The Moscow Times reports:
The resumption of normal relations with Georgia depends on its behavior toward Russia and Georgia's secessionist regions Abkhazia and South Ossetia, Foreign Minister Sergei Lavrov told Rossiiskaya Gazeta on Wednesday.
But the bait of restored relations, which were severed last October after the escalation of a spy dispute between Tbilisi and Moscow, is not enticing to Georgia, as its current and predicted growth rates do not appear to be suffering unduly, business groups in the country say.
In an interview published Wednesday, Georgian President Mikheil Saakashvili said the embargo had actually led to greater foreign investment in the country. "I always say thank you for this embargo, and I mean it," he said, The Wall Street Journal reported.
The results Russia expected from its embargo on trade, transport, communications and money transfers to and from Georgia did not follow, and the Caucuses country managed to survive economically, said Esben Emborg, president of the American Chamber of Commerce in Georgia.
While Georgia might lose about $400 million in exports to Russia, more than $1 billion in foreign direct investment is expected this year, said Robert Christiansen, the International Monetary Fund's resident representative in Georgia, canceling the Russian losses out. Earlier, foreign direct investment of $500 million to $600 million was expected, he said.
As late as December, the IMF anticipated slower growth for 2007, of 6 percent to 7 percent, as a result of the Russian embargo. Since then, the IMF, which will meet on Thursday to review the situation in Georgia, has amended its figures upward, expecting growth of 8 percent to 9 percent in 2007.
Emborg said he expected growth of more than 10 percent this year. While specific sectors such as wine would suffer, the overall impact of the embargo on the Georgian economy was limited, he said.

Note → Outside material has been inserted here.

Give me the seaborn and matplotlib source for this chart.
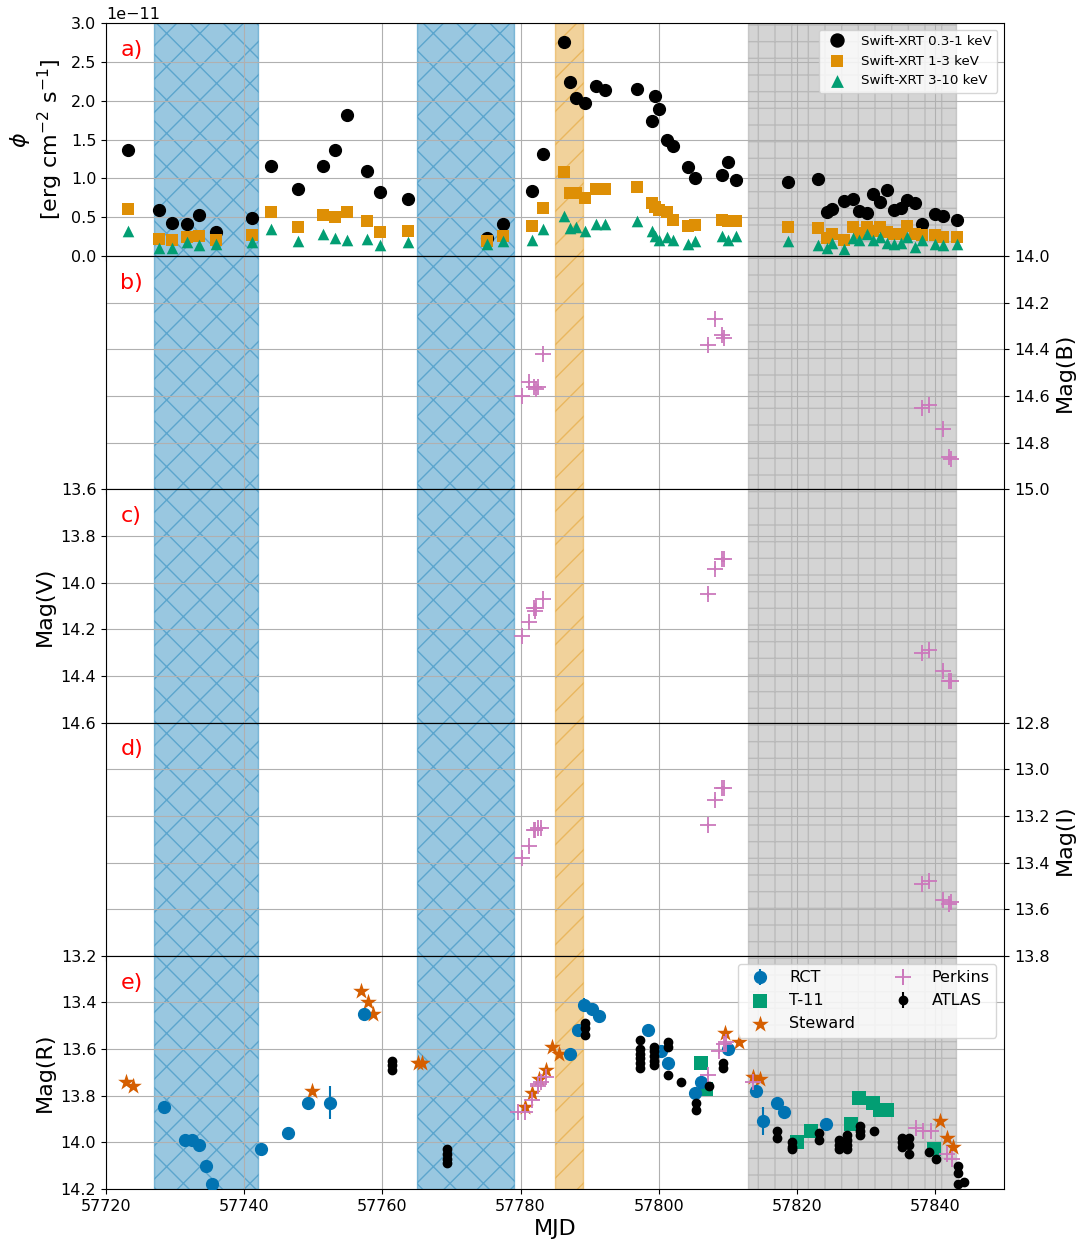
import numpy as np
import pandas as pd
import matplotlib
matplotlib.use('Agg')
import matplotlib.pyplot as plt
import seaborn as sns

# ---------------- data ----------------
xrt_mjd = [57723.2, 57727.6, 57729.5, 57731.7, 57733.5, 57735.9, 57741.2, 57743.9, 57747.8, 57751.4,
           57753.2, 57754.9, 57757.8, 57759.7, 57763.7, 57775.2, 57777.5, 57781.7, 57783.3, 57786.3,
           57787.2, 57788.0, 57789.4, 57791.0, 57792.2, 57796.9, 57799.0, 57799.5, 57800.1, 57801.2,
           57802.1, 57804.2, 57805.3, 57809.2, 57810.1, 57811.2, 57818.7, 57823.1, 57824.4, 57825.1,
           57826.9, 57828.2, 57829.0, 57830.1, 57831.1, 57832.0, 57833.0, 57834.1, 57835.1, 57836.0,
           57837.1, 57838.1, 57840.0, 57841.1, 57843.2]
xrt_soft = [1.37, 0.59, 0.43, 0.42, 0.53, 0.31, 0.49, 1.16, 0.87, 1.16,
            1.36, 1.81, 1.10, 0.83, 0.74, 0.24, 0.41, 0.84, 1.32, 2.76,
            2.24, 2.03, 1.97, 2.19, 2.14, 2.15, 1.74, 2.06, 1.90, 1.50,
            1.42, 1.15, 1.01, 1.04, 1.21, 0.98, 0.95, 0.99, 0.57, 0.61,
            0.71, 0.73, 0.58, 0.56, 0.80, 0.70, 0.85, 0.59, 0.62, 0.72,
            0.69, 0.41, 0.54, 0.52, 0.47]
xrt_mid = [0.61, 0.22, 0.21, 0.25, 0.26, 0.21, 0.27, 0.57, 0.37, 0.53,
           0.51, 0.57, 0.45, 0.31, 0.33, 0.19, 0.26, 0.39, 0.62, 1.08,
           0.81, 0.81, 0.75, 0.86, 0.86, 0.89, 0.68, 0.63, 0.60, 0.57,
           0.47, 0.39, 0.40, 0.47, 0.45, 0.45, 0.38, 0.36, 0.23, 0.28,
           0.21, 0.38, 0.30, 0.37, 0.33, 0.38, 0.31, 0.29, 0.28, 0.39,
           0.29, 0.27, 0.27, 0.25, 0.25]
xrt_hard = [0.33, 0.10, 0.11, 0.18, 0.15, 0.16, 0.18, 0.35, 0.20, 0.29,
            0.23, 0.21, 0.22, 0.14, 0.18, 0.16, 0.20, 0.21, 0.35, 0.52,
            0.36, 0.38, 0.33, 0.41, 0.42, 0.45, 0.33, 0.26, 0.21, 0.25,
            0.21, 0.16, 0.20, 0.26, 0.21, 0.26, 0.20, 0.15, 0.11, 0.17,
            0.09, 0.23, 0.21, 0.28, 0.21, 0.25, 0.17, 0.16, 0.17, 0.25,
            0.12, 0.21, 0.16, 0.14, 0.16]
xrt_soft_err = [0.05] * len(xrt_soft)

perk_b_mjd = [57780.2, 57781.3, 57782.0, 57782.2, 57782.5, 57783.2, 57807.2, 57808.2, 57809.2, 57809.4,
              57838.1, 57839.2, 57841.1, 57842.1, 57842.3]
perk_b_mag = [14.60, 14.54, 14.56, 14.57, 14.56, 14.42, 14.38, 14.27, 14.34, 14.35,
              14.65, 14.64, 14.74, 14.86, 14.87]
perk_v_mjd = [57780.2, 57781.3, 57782.0, 57782.1, 57782.3, 57783.2, 57807.2, 57808.2, 57809.2, 57809.5,
              57838.1, 57839.2, 57841.1, 57842.1, 57842.3]
perk_v_mag = [14.23, 14.17, 14.11, 14.12, 14.11, 14.07, 14.05, 13.94, 13.90, 13.90,
              14.30, 14.29, 14.38, 14.42, 14.42]
perk_i_mjd = [57780.2, 57781.3, 57782.0, 57782.1, 57782.5, 57782.9, 57807.2, 57808.2, 57809.2, 57809.5,
              57838.1, 57839.2, 57841.1, 57842.1, 57842.3]
perk_i_mag = [13.38, 13.33, 13.26, 13.26, 13.25, 13.25, 13.24, 13.13, 13.08, 13.08,
              13.49, 13.48, 13.56, 13.58, 13.57]
perk_r_mjd = [57779.6, 57780.7, 57781.7, 57782.5, 57782.6, 57783.0, 57783.7, 57807.2, 57808.7, 57809.4,
              57809.7, 57813.6, 57837.2, 57838.2, 57839.4, 57841.8, 57842.5]
perk_r_mag = [13.87, 13.87, 13.82, 13.75, 13.76, 13.74, 13.72, 13.71, 13.61, 13.58,
              13.57, 13.74, 13.94, 13.95, 13.95, 14.05, 14.07]

rct_mjd = [57728.4, 57731.5, 57732.4, 57733.4, 57734.4, 57735.4, 57742.4, 57746.3, 57749.3, 57752.4,
           57757.4, 57787.2, 57788.3, 57789.2, 57790.3, 57791.3, 57798.4, 57800.3, 57801.3, 57805.2,
           57806.1, 57810.1, 57814.1, 57815.1, 57817.1, 57818.2, 57824.2]
rct_mag = [13.85, 13.99, 13.99, 14.01, 14.10, 14.18, 14.03, 13.96, 13.83, 13.83,
           13.45, 13.62, 13.52, 13.41, 13.43, 13.46, 13.52, 13.61, 13.66, 13.79,
           13.74, 13.60, 13.78, 13.91, 13.83, 13.87, 13.92]
rct_err = [0.01, 0.01, 0.01, 0.01, 0.01, 0.01, 0.01, 0.01, 0.01, 0.07,
           0.01, 0.01, 0.01, 0.03, 0.01, 0.01, 0.01, 0.01, 0.01, 0.01,
           0.01, 0.01, 0.01, 0.06, 0.02, 0.01, 0.01]

t11_mjd = [57806.1, 57806.9, 57820.0, 57822.0, 57827.9, 57829.0, 57831.1, 57832.0, 57833.0, 57839.9]
t11_mag = [13.66, 13.77, 14.00, 13.95, 13.92, 13.81, 13.83, 13.86, 13.86, 14.03]

stw_mjd = [57722.9, 57723.9, 57749.8, 57756.9, 57757.9, 57758.7, 57765.1, 57765.8, 57780.7, 57781.7,
           57782.7, 57783.7, 57784.6, 57785.6, 57809.6, 57811.6, 57813.7, 57814.7, 57840.7, 57841.7,
           57842.6]
stw_mag = [13.74, 13.76, 13.78, 13.35, 13.40, 13.45, 13.66, 13.66, 13.85, 13.79,
           13.73, 13.69, 13.59, 13.62, 13.53, 13.57, 13.72, 13.73, 13.91, 13.98,
           14.02]

atlas_mjd = [57761.4, 57761.4, 57761.4, 57769.4, 57769.4, 57769.4, 57769.4,
             57789.4, 57789.4, 57789.4, 57797.3, 57797.3, 57797.3, 57797.3, 57797.3, 57797.3,
             57799.3, 57799.3, 57799.3, 57799.3, 57799.3, 57801.3, 57801.3, 57801.3,
             57803.3, 57805.4, 57805.4, 57807.3, 57809.3, 57809.3,
             57817.2, 57817.2, 57819.3, 57819.3, 57819.3, 57823.2, 57823.2,
             57826.1, 57826.1, 57826.1, 57827.3, 57827.3, 57827.3, 57827.3,
             57829.2, 57829.2, 57829.2, 57831.2, 57835.2, 57835.2, 57835.2,
             57836.2, 57836.2, 57836.2, 57839.2, 57840.2, 57843.3, 57843.3, 57843.3, 57844.2]
atlas_mag = [13.65, 13.67, 13.69, 14.03, 14.05, 14.07, 14.09,
             13.49, 13.51, 13.54, 13.56, 13.60, 13.62, 13.64, 13.66, 13.68,
             13.59, 13.61, 13.63, 13.65, 13.67, 13.57, 13.59, 13.71,
             13.74, 13.83, 13.86, 13.76, 13.66, 13.68,
             13.95, 13.98, 14.00, 14.02, 14.03, 13.96, 13.99,
             13.99, 14.01, 14.03, 13.97, 13.99, 14.01, 14.03,
             13.93, 13.95, 13.97, 13.95, 13.98, 14.00, 14.02,
             13.98, 14.01, 14.05, 14.04, 14.07, 14.10, 14.13, 14.18, 14.17]

span_start = [57727, 57765, 57785, 57813]
span_end = [57742, 57779, 57789, 57843]
span_hatch = ['x', 'x', '/', '+']

x_ticks = [57720, 57740, 57760, 57780, 57800, 57820, 57840]

# ---------------- style ----------------
sns.set_palette('colorblind')
pal = sns.color_palette('colorblind')
C_BLUE, C_ORANGE, C_GREEN, C_RED, C_PINK, C_GRAY = pal[0], pal[1], pal[2], pal[3], pal[4], pal[7]
span_color = [C_BLUE, C_BLUE, C_ORANGE, C_GRAY]

plt.rcParams['font.family'] = ['DejaVu Sans']
plt.rcParams['xtick.labelsize'] = 11.5
plt.rcParams['ytick.labelsize'] = 11.5

fig, axes = plt.subplots(5, 1, figsize=(10.81, 12.47), dpi=100, sharex=True)
fig.subplots_adjust(left=0.0981, right=0.9288, top=0.98156, bottom=0.04651, hspace=0)

for ax in axes:
    for x0, x1, c, h in zip(span_start, span_end, span_color, span_hatch):
        ax.axvspan(x0, x1, facecolor=c, edgecolor=c, alpha=0.4, hatch=h, lw=1)
    ax.grid(True)
    ax.set_xlim(57720, 57850)
    ax.set_xticks(x_ticks)

labels = ['a)', 'b)', 'c)', 'd)', 'e)']
for ax, lab in zip(axes, labels):
    ax.text(0.016, 0.885, lab, color='red', fontsize=16, transform=ax.transAxes, va='center')

# ---- panel a ----
ax = axes[0]
xrt = pd.DataFrame({'MJD': xrt_mjd,
                    'soft': np.array(xrt_soft) * 1e-11,
                    'mid': np.array(xrt_mid) * 1e-11,
                    'hard': np.array(xrt_hard) * 1e-11})
h_soft = ax.errorbar(xrt['MJD'], xrt['soft'], yerr=np.array(xrt_soft_err) * 1e-11, fmt='o',
                     color='black', ms=8.5, label='Swift-XRT 0.3-1 keV', zorder=3)
sns.scatterplot(data=xrt, x='MJD', y='mid', marker='s', color=C_ORANGE, s=70, linewidth=0,
                ax=ax, label='Swift-XRT 1-3 keV', zorder=4)
sns.scatterplot(data=xrt, x='MJD', y='hard', marker='^', color=C_GREEN, s=70, linewidth=0,
                ax=ax, label='Swift-XRT 3-10 keV', zorder=5)
ax.set_ylim(0, 3.0e-11)
ax.set_yticks(np.array([0.0, 0.5, 1.0, 1.5, 2.0, 2.5, 3.0]) * 1e-11)
ax.set_ylabel('$\\phi$\n[erg cm$^{-2}$ s$^{-1}$]', fontsize=16)
ax.set_xlabel('')
hs, ls = ax.get_legend_handles_labels()
order = ['Swift-XRT 0.3-1 keV', 'Swift-XRT 1-3 keV', 'Swift-XRT 3-10 keV']
hd = dict(zip(ls, hs))
ax.legend([hd[k] for k in order], order, loc='upper right', fontsize=9.6, markerscale=1.1)


def perkins(ax, mjd, mag):
    ax.errorbar(mjd, mag, yerr=0.01, fmt='+', color=C_PINK, ms=11, mew=1.3, elinewidth=1.3, zorder=4)


# ---- panel b ----
ax = axes[1]
perkins(ax, perk_b_mjd, perk_b_mag)
ax.set_ylim(15.0, 14.0)
ax.set_yticks([14.0, 14.2, 14.4, 14.6, 14.8, 15.0])
ax.yaxis.tick_right()
ax.yaxis.set_label_position('right')
ax.set_ylabel('Mag(B)', fontsize=16)

# ---- panel c ----
ax = axes[2]
perkins(ax, perk_v_mjd, perk_v_mag)
ax.set_ylim(14.6, 13.6)
ax.set_yticks([13.6, 13.8, 14.0, 14.2, 14.4, 14.6])
ax.set_ylabel('Mag(V)', fontsize=16)

# ---- panel d ----
ax = axes[3]
perkins(ax, perk_i_mjd, perk_i_mag)
ax.set_ylim(13.8, 12.8)
ax.set_yticks([12.8, 13.0, 13.2, 13.4, 13.6, 13.8])
ax.yaxis.tick_right()
ax.yaxis.set_label_position('right')
ax.set_ylabel('Mag(I)', fontsize=16)

# ---- panel e ----
ax = axes[4]
h_rct = ax.errorbar(rct_mjd, rct_mag, yerr=rct_err, fmt='o', color=C_BLUE, ms=8.5, zorder=3, label='RCT')
opt = pd.DataFrame({'MJD': t11_mjd, 'mag': t11_mag})
sns.scatterplot(data=opt, x='MJD', y='mag', marker='s', color=C_GREEN, s=100, linewidth=0,
                ax=ax, label='T-11', zorder=3)
stw = pd.DataFrame({'MJD': stw_mjd, 'mag': stw_mag})
sns.scatterplot(data=stw, x='MJD', y='mag', marker='*', color=C_RED, s=160, linewidth=0,
                ax=ax, label='Steward', zorder=3)
h_perk = ax.errorbar(perk_r_mjd, perk_r_mag, yerr=0.01, fmt='+', color=C_PINK, ms=11, mew=1.3,
                     elinewidth=1.3, zorder=4, label='Perkins')
h_atlas = ax.errorbar(atlas_mjd, atlas_mag, yerr=0.01, fmt='o', color='black', ms=6, zorder=5, label='ATLAS')
ax.set_ylim(14.2, 13.2)
ax.set_yticks([13.2, 13.4, 13.6, 13.8, 14.0, 14.2])
ax.set_ylabel('Mag(R)', fontsize=16)
ax.set_xlabel('MJD', fontsize=16)
hs, ls = ax.get_legend_handles_labels()
hd = dict(zip(ls, hs))
order = ['RCT', 'T-11', 'Steward', 'Perkins', 'ATLAS']
ax.legend([hd[k] for k in order], order, loc='upper right', fontsize=11.5, ncol=2)

fig.savefig('out.png', dpi=100)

Although the gas supply from Russia has been cut off, Azerbaijan now supplies 80 percent of Georgian needs.
In the longer term, the embargo might turn out to be more negative for Russia than for Georgia, which has been searching quickly for new markets since being shut out of Russia, Emborg said.
Already, the Gulf Emirate of Ras al-Khaimah has agreed to implement an $817 million real estate project in Tbilisi following Saakashvili's visit to the United Arab Emirates last month.
Dubai Ports World, the third-largest port operator in the world, is considering a multimillion-dollar project in Georgia's largest harbor, Poti, news agency Civil.Ge reported Jemal Inaishvili, deputy speaker of the parliament and president of the Georgian Chamber of Trade and Commerce, as saying.
Kazakhstan has also been investing hundreds of millions of dollars in Georgia since last year, including in hotels, telecoms, the Poti port and the gas distribution company Tbilgazi, which was bought by KazTransGaz in May 2006.
Ironically, Russia is still Georgia's largest trading partner, Emborg said. Now the trade goes via neighboring countries.